Workshop participants across all five workshops also made broad recommendations for the semiconductor standards community. A summary of some of the key recommendations from the participants are provided below:
- An alliance of standards setting and development organizations would help to guide the development of standards for the semiconductor industry. Some of the proposed activities of the alliance could include:
- Developing and maintaining a semiconductor standards roadmap
- Convening industry to identify priorities, inform roadmaps, form working groups, etc.
- Developing and maintaining standards registries
- A critical assessment of existing standards across all major topic areas of the first four workshops (i.e., chiplets, digital twins, digital twin data interoperability, supply chain trust and assurance data) is needed to avoid duplication or siloed standards efforts. This would be assisted by having standards registries.

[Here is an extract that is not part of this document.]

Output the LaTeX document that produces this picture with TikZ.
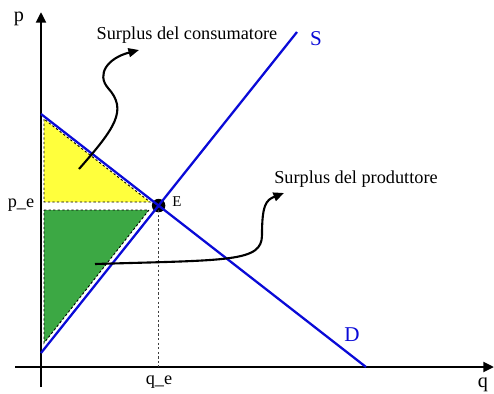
\documentclass[tikz,border=0pt]{standalone}
\usepackage{fontspec}
\setmainfont{Liberation Serif}
\usetikzlibrary{arrows.meta}
\definecolor{cblue}{RGB}{10,10,215}
\definecolor{cyellow}{RGB}{255,255,60}
\definecolor{cgreen}{RGB}{60,168,68}

\begin{document}
\begin{tikzpicture}[x=0.02cm, y=-0.02cm, every node/.style={font=\fontsize{10.4}{12}\selectfont, inner sep=1pt},
	axis/.style={line width=1.6pt, -{Triangle[length=6pt,width=5.5pt]}},
	curve/.style={cblue, line width=1.3pt},
	curvelabel/.style={font=\fontsize{12}{14}\selectfont, text=cblue, anchor=base},
	pointer/.style={line width=1.2pt, -{Triangle[length=6pt,width=5pt]}},
	border/.style={line width=0.5pt, dash pattern=on 1.3pt off 1.3pt}]
	\useasboundingbox (0,0) rectangle (494,393);
	% surplus areas
	\filldraw[fill=cyellow, border] (44,119) -- (44,202) -- (150,202) -- cycle;
	\filldraw[fill=cgreen, border] (44,210) -- (149,210) -- (44,343) -- cycle;
	% axes
	\coordinate (xs) at (15,367); \coordinate (xe) at (494,367);
	\coordinate (ys) at (41,387); \coordinate (ye) at (41,12);
	\draw[axis] (xs) -- (xe);
	\draw[axis] (ys) -- (ye);
	\node[font=\fontsize{11.5}{13}\selectfont, anchor=base] (P) at (19,21) {p};
	\node[font=\fontsize{11.5}{13}\selectfont, anchor=base] (Q) at (483,387) {q};
	% demand and supply
	\coordinate (d1) at (41,114); \coordinate (d2) at (366,367);
	\coordinate (s1) at (41,353); \coordinate (s2) at (297,32);
	\node[circle, fill=black, inner sep=0pt, minimum size=0.27cm] (E) at (intersection of d1--d2 and s1--s2) {};
	\draw[border, black!75] (E.center) -- (E |- xs);
	\draw[curve] (d1) -- (d2);
	\draw[curve] (s1) -- (s2);
	\node[curvelabel] (S) at (316,45) {S};
	\node[curvelabel] (D) at (352,341) {D};
	\node[font=\fontsize{8.5}{10}\selectfont, anchor=base] (Elab) at (177,206) {E};
	\node[anchor=base] (pe) at (21,207) {p\_e};
	\node[anchor=base] (qe) at (159,384) {q\_e};
	% surplus labels
	\node[anchor=base] (cons) at (187,39) {Surplus del consumatore};
	\node[anchor=base] (prod) at (356,183) {Surplus del produttore};
	\coordinate (cs) at (79,169); \coordinate (cstip) at (139,50);
	\coordinate (ps) at (95,264); \coordinate (pstip) at (284,193);
	\draw[pointer] (cs) .. controls (115,128) and (128,110) .. (108,88) .. controls (96,74) and (108,58) .. (cstip);
	\draw[pointer] (ps) .. controls (230,260) and (262,262) .. (262,235) .. controls (262,205) and (266,200) .. (pstip);
\end{tikzpicture}
\end{document}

- Standards education must be emphasized at all levels in the semiconductor supply chain and should serve broad audiences (e.g., technical experts, fab operators, workforce developers, finance specialists, executives, etc.)
- The CHIPS R&D programs and institutes should consider how to support semiconductor standards development activities.
More information about each of these standards needs, recommendations, and other key findings from each workshop will be detailed in forthcoming reports that will be posted on each workshop event page.